Charges \(+3\) and \(-1\)


  • Because of the with inverse \(r^2\) relationship, just to the right of \(-1\) that charge will win. Far to the right, the distance between the charges doesn’t mater, the field will be as if there was a \(+3-1=+2\). Somewhere in between, there is a point \(p\) where the charges cancel each other out, and \(\vec E=\vec 0\).
  • Anywhere far away from the charges, the vectors are pointing out. There, the configuration behaves as \(+3-1=+2\).

Field lines

A positive test particle placed on a field line, will experience a force tangential with that field line. For same charge configuration

Field lines from \(+3\) and \(-1\) charges


  • The field lines tell you in what direction a positive charge will experience a force.
  • There are infinite field lines (as there are vectors)
  • You can think about the field lines as air moving from a source to a sink.
  • With field lines we lost the information about the magnitude of the field. But where the density of the lines is high the field is stronger.
  • You can visualize field lines using grass seeds suspended in oil.


Field lines are not trajectories.

\(q\) in parallel field \(q\) in non-parallel field
If you release a charge with \(0\) speed, it will accelerate along the field line and stay on the field line. If you release a charge with \(0\) speed, it will accelerate tangential to the field line, but immediate abandon that field line.
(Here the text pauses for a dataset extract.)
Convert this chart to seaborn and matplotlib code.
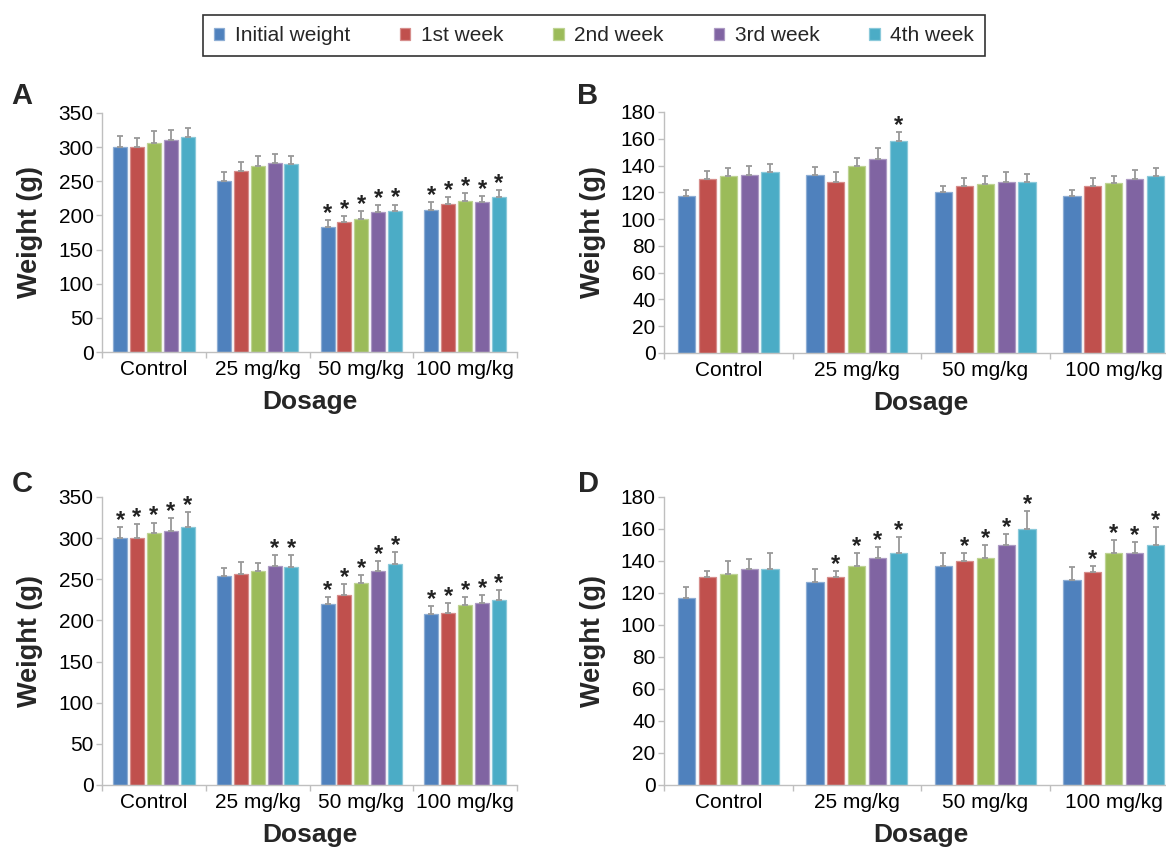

The special case where the charges are equal in magnitude, but opposite in sign

Dipole field lines

Let \(Q\) and \(-Q\) be point charges, placed at \((-0.5,0)\) and ((0.5,0)\). The field on the \(x\)-axis at \(x=r\) for \(r\gt 0\) for the charges $$ \begin{align*} E_+ &= \frac{K(+Q))}{\left(r-0.5\right)^2},\quad E_- = \frac{K(-Q))}{\left(r+0.5\right)^2} \nonumber \\ \Rightarrow E &= E_+ + E_- = \frac{KQ}{r^2\left(1-\tfrac{1}{2r}\right)^2} – \frac{KQ}{r^2\left(1+\tfrac{1}{2r}\right)^2} \end{align*} $$

Since \(\frac{1}{2r}\ll 1\), approximate using binominal series expansion $$ \frac{1}{\left(1\pm \tfrac{1}{2r}\right)^2} \approx 1\mp \frac{1}{r} \nonumber $$

Substitute the expansion $$ \begin{align*} E &= \frac{KQ}{r^2}\left( \left(\bcancel{1}+\tfrac{1}{r}\right) – \left(\bcancel{1}-\tfrac{1}{r}\right) \right) \\ &= \frac{2KQ}{r^3} \end{align*} $$

So, if you are far away from a dipole, the field falls off at \(\displaystyle\frac{1}{r^3}\).